Friday, October 14, 2011

The Other Father of Cubism

By ROBERTA SMITH: The Acquavella Galleries’ splendid Georges Braque exhibition is a 42-gun salute to this pioneering French Modernist. The first large Braque survey to be staged in New York in more than 20 years, it musters a vigorous if compressed account of more than five decades of art making, with 42 paintings and collages, almost all top-notch. More than half have been borrowed from American and European museums; the rest come from private collections and in several cases have not been on public display in quite some time.

This show means to establish Braque’s importance in a town where Picasso, his flamboyant partner in the development of Cubism, which set so much of 20th-century art in motion, looms very large. How large? The Museum of Modern Art’s Web site places the number of works by Braque in its collection at 31. The number by Picasso (sitting down?) is 1,211. Picasso was inordinately talented and important, but 40 times more so than Braque?

 Organized by Dieter Buchhart, an Austrian critic, art historian and independent curator, the Acquavella show rarely lets down its guard. In nearly every effort Braque is at his most elaborate and ambitious, from his slightly over-heated Fauvist efforts of 1906-7 to his opulent still lifes of the 1930s and ’40s and his crowded and shadowy studio interiors of the 1950s. In the show’s middle portion, of course, we see Braque the Cubist.

His collaboration with Picasso began in earnest after he first saw the groundbreaking “Demoiselles d’Avignon” in Picasso’s studio in late 1907. But by then Braque was already alert to the implications of Cézanne’s angled brush strokes and multiple perspectives and the tantalizing way they destabilized painting’s traditional unities of form and space, and therefore time.
 Braque would later say that he and Picasso were roped together like mountaineers in their invention of Cubism. Picasso saw things a bit differently, referring to Braque as “ma femme,” or “my wife.” Either way, their intensely close collaboration lasted until the fall of 1914, when Braque enlisted in the French Army early in World War I. They went their separate ways and, like many divorced couples, rarely spoke of each other.

They could not have been more different. Braque’s father was a house painter and decorator who made sure that his son learned the artisanal skills of his trade; Picasso’s was an academic painter who gave him drawing lessons.
 Braque was tall, reticent, methodical and quintessentially French, with all that that implies in terms of reason and balance. He dressed in a neat, discreetly dandyish way, was intensely private, remained married to the same woman all his life and worked in the same studio from 1926 until his death in 1963, at 81.

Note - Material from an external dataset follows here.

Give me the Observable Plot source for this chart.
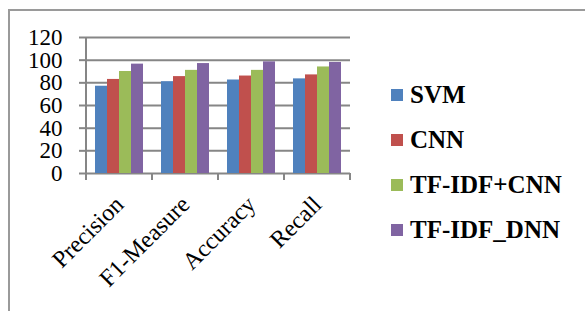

Picasso was short, volatile, charismatic and innately messy and bohemian, as well as Spanish. He changed houses, companions and painting styles at regular, closely watched intervals and did more than his share to establish the persona of the modern artist as celebrity, complete with entourage.
 This show confirms that Braque may have separated from Picasso, but he never really divorced Cubism, which he developed, as he later said, “above all to put painting within the reach of my own gifts.” These gifts did not include, for example, Picasso’s genius for drawing or for psychological expression conveyed by continually metamorphosing faces and figures.

 Braque was never much for figures; his abiding, even monogamous, interest lay in the complex act of perceiving and painting accumulations of objects, in his studio. Cubism gave him a system, a way of dissecting, enhancing and complicating reality that he cultivated for the rest of his life.

 The show gives a wonderful account of Braque’s contribution to Cubism and of the way that his early training in his father’s trade — which included sign painting and the painting of imitation wood and marble — figured increasingly in this project, and throughout his career. It was clearly the basis for his interest in what he called the “tactile” or “manual” space of a painting.